Directions: Reproduce, word for word, every line from the first one down to the line containing "78.5, 78, 77.5]", and nothing else.

Source data:
****************

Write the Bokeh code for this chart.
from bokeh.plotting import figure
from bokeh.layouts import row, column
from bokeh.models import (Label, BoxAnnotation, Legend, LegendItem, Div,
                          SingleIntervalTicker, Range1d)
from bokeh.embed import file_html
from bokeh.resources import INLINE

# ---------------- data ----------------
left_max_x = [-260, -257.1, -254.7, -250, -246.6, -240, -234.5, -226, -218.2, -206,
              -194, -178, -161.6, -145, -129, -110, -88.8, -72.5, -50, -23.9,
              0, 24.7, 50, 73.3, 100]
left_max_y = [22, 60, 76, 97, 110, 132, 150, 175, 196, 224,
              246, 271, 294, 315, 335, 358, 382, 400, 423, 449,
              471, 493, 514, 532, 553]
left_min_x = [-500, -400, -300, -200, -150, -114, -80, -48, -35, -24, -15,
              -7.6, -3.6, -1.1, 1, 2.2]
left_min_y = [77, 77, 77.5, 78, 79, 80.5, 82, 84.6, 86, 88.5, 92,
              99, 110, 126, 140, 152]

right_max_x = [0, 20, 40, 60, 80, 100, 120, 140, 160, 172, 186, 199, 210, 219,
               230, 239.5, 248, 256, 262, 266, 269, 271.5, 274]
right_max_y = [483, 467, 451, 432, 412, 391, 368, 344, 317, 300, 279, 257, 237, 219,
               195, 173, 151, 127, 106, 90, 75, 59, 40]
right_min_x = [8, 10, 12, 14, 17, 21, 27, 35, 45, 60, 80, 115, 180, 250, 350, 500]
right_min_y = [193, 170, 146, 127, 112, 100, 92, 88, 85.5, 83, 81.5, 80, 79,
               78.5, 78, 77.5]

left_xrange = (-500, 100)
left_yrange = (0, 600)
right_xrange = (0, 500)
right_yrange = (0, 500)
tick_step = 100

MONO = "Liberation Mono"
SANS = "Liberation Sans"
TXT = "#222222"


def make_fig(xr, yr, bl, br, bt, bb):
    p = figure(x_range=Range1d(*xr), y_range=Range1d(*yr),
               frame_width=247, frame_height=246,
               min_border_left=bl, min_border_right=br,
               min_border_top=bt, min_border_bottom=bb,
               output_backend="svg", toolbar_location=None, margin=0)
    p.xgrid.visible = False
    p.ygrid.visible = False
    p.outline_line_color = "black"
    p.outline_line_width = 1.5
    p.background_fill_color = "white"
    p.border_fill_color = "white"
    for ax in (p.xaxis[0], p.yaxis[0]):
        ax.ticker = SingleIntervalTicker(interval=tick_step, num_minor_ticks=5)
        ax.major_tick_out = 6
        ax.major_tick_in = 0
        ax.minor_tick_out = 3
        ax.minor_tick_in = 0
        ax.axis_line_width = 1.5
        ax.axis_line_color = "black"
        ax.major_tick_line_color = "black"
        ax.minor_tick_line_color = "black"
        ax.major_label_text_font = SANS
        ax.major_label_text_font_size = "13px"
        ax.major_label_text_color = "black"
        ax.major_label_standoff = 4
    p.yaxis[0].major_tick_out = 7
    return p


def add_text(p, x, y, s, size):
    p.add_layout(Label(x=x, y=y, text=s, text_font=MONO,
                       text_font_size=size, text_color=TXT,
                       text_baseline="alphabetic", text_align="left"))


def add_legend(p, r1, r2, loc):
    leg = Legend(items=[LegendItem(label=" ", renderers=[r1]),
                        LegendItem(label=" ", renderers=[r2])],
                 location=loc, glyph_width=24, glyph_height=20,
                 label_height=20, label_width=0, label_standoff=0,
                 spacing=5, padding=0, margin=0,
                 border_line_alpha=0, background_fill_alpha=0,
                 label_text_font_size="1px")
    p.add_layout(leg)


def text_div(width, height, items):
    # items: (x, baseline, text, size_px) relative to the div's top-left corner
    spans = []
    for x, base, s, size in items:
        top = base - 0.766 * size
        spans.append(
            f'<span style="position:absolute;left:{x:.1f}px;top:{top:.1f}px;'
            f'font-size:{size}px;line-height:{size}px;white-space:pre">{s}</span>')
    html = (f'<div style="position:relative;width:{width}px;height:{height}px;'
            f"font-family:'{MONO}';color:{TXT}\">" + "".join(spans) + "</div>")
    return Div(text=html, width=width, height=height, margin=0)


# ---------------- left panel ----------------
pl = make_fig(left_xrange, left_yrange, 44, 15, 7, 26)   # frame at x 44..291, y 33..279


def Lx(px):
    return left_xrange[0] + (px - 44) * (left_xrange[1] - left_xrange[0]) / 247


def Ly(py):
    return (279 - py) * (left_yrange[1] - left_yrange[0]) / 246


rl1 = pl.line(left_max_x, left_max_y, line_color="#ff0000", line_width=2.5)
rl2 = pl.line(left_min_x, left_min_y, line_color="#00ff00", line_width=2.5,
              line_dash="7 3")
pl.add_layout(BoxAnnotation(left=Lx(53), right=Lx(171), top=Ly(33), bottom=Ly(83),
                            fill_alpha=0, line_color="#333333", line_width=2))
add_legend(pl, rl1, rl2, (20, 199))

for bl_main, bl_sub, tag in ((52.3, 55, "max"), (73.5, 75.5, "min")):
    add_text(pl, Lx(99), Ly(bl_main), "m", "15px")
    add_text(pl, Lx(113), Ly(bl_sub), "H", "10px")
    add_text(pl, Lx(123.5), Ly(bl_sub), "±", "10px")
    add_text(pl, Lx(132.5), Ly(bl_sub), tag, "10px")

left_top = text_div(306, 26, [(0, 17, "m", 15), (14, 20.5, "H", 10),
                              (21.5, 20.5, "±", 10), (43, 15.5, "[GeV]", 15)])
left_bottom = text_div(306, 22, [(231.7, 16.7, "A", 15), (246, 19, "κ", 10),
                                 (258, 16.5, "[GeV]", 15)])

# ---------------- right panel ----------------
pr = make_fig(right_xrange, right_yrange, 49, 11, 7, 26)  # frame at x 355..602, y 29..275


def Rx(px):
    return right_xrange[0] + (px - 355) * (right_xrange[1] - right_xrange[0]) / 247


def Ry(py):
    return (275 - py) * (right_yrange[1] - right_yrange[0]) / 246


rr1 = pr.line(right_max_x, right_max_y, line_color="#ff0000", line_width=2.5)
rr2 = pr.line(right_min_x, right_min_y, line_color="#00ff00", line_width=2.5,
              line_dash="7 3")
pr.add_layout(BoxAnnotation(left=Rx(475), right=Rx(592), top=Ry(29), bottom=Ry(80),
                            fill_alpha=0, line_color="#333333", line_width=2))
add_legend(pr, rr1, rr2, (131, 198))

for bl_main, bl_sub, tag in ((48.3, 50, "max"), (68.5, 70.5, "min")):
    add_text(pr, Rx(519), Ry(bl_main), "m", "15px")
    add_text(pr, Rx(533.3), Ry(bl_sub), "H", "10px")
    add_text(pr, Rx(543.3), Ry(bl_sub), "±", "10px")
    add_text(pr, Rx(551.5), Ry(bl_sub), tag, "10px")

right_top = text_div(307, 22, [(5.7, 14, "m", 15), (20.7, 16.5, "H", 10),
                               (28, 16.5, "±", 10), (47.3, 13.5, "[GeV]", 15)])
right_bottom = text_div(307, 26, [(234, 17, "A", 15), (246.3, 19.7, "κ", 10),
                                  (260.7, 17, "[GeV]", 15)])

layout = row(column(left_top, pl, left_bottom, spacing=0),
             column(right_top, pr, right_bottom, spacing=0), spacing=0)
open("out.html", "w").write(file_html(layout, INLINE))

****************

Written solution:
Write the Bokeh code for this chart.
from bokeh.plotting import figure
from bokeh.layouts import row, column
from bokeh.models import (Label, BoxAnnotation, Legend, LegendItem, Div,
                          SingleIntervalTicker, Range1d)
from bokeh.embed import file_html
from bokeh.resources import INLINE

# ---------------- data ----------------
left_max_x = [-260, -257.1, -254.7, -250, -246.6, -240, -234.5, -226, -218.2, -206,
              -194, -178, -161.6, -145, -129, -110, -88.8, -72.5, -50, -23.9,
              0, 24.7, 50, 73.3, 100]
left_max_y = [22, 60, 76, 97, 110, 132, 150, 175, 196, 224,
              246, 271, 294, 315, 335, 358, 382, 400, 423, 449,
              471, 493, 514, 532, 553]
left_min_x = [-500, -400, -300, -200, -150, -114, -80, -48, -35, -24, -15,
              -7.6, -3.6, -1.1, 1, 2.2]
left_min_y = [77, 77, 77.5, 78, 79, 80.5, 82, 84.6, 86, 88.5, 92,
              99, 110, 126, 140, 152]

right_max_x = [0, 20, 40, 60, 80, 100, 120, 140, 160, 172, 186, 199, 210, 219,
               230, 239.5, 248, 256, 262, 266, 269, 271.5, 274]
right_max_y = [483, 467, 451, 432, 412, 391, 368, 344, 317, 300, 279, 257, 237, 219,
               195, 173, 151, 127, 106, 90, 75, 59, 40]
right_min_x = [8, 10, 12, 14, 17, 21, 27, 35, 45, 60, 80, 115, 180, 250, 350, 500]
right_min_y = [193, 170, 146, 127, 112, 100, 92, 88, 85.5, 83, 81.5, 80, 79,
               78.5, 78, 77.5]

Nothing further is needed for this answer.